I'm training a Deep Q-learning model on a snake game and I would like some ideas on how to improve the model and maybe also efficiency of training it.

The game is currently set to a 12x12 grid, a blue snake with a green head and a red apple. The network is fed with 3x12x12 input parameters (RGB, width, height) and gets a positive reward when an apple is eaten and a negative reward when it collides with something.

It does learn, but plateaus around 12-13 apples per round (on average) after 3 million steps: enter image description here

What I have tried: Giving a partly reward on the steps before a "real" reward. For example:

Step    Action        Reward
N       Go straight      100
N-1     Go straight       50
N-2     Go straight       33
N-3     Go left           25

That was just an idea but it does not seem to work as I hoped.

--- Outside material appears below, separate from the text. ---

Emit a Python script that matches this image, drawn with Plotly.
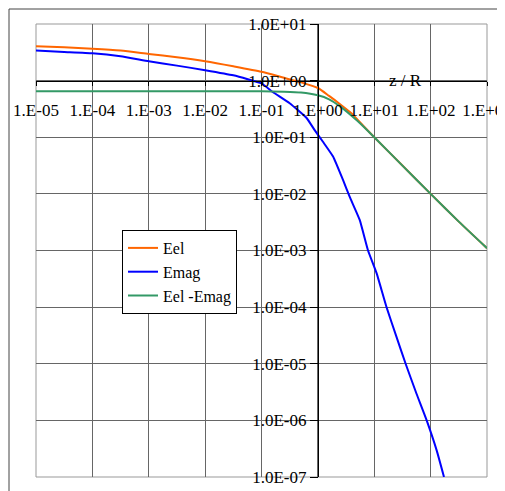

What else can I try? What I don't want to do is tinker with the game, I just want the visual input and nothing else.

  • 1
    $\begingroup$ Hi @DanneP and welcome to AI Stack Exchange! If possible, could you supply a few more details, such as the specific variant of the DQN algorithm you are using? That would help us determine what improvements could be made. Thanks! $\endgroup$
    – DeepQZero
    Commented Nov 16, 2022 at 17:51

2 Answers 2


Here are your options:

  1. Try different starting points in the path.
  2. Try creating more paths to train your snake.
  3. Try using genetic algorithms to "evolve" your algorithm more systematically.
  4. I don't think that snakes eat apples, so try changing the reward to a mouse if you are serious about getting good performance out of your snake.
  5. Some snakes are smarter than others, so try using a cobras, pythons, etc. Do not use titanaboas because they are extinct, probably for a reason.

I would suggest looking at various optimisations used by Deep Mind when they originally developed DQN. You can check their "rainbow" paper for ideas that improved performance.

In addition, I think you are missing the idea of frame stacking, which should help the agent better understand velocity which is currently not in your state representation, although the position of the head will often be a clue. To frame stack, change the representation to include the last few turns (3 turns total might be enough for you) and concatenate the channels. You could also take the opportunity to flatten the representation of a single frame*, since each grid point only ever contains a single entity (e.g. you could use 0 for empty, 1 for apple, -1 for snake body and -0.5 for snake head). That should reduce the number of parameters required for the estimator, which in turn may improve model performance.

Reward values like +100 might be a problem in that they could cause large gradients in a neural network whilst learning them. It is worth checking to see what happens when you normalise your reward values to just +1 for eating an apple. Termination of an episode when the snake crashes into itself, and largish discount factor, $\gamma = 0.99$ should be enough to discourage the snake from hitting itself or walls.

* In DQN they turned the game inputs into greyscale, but if you do that with your current colour choices, all the entities would have the same value. However using greyscale could work for you as well, if you had all the entities display with different colour intensities.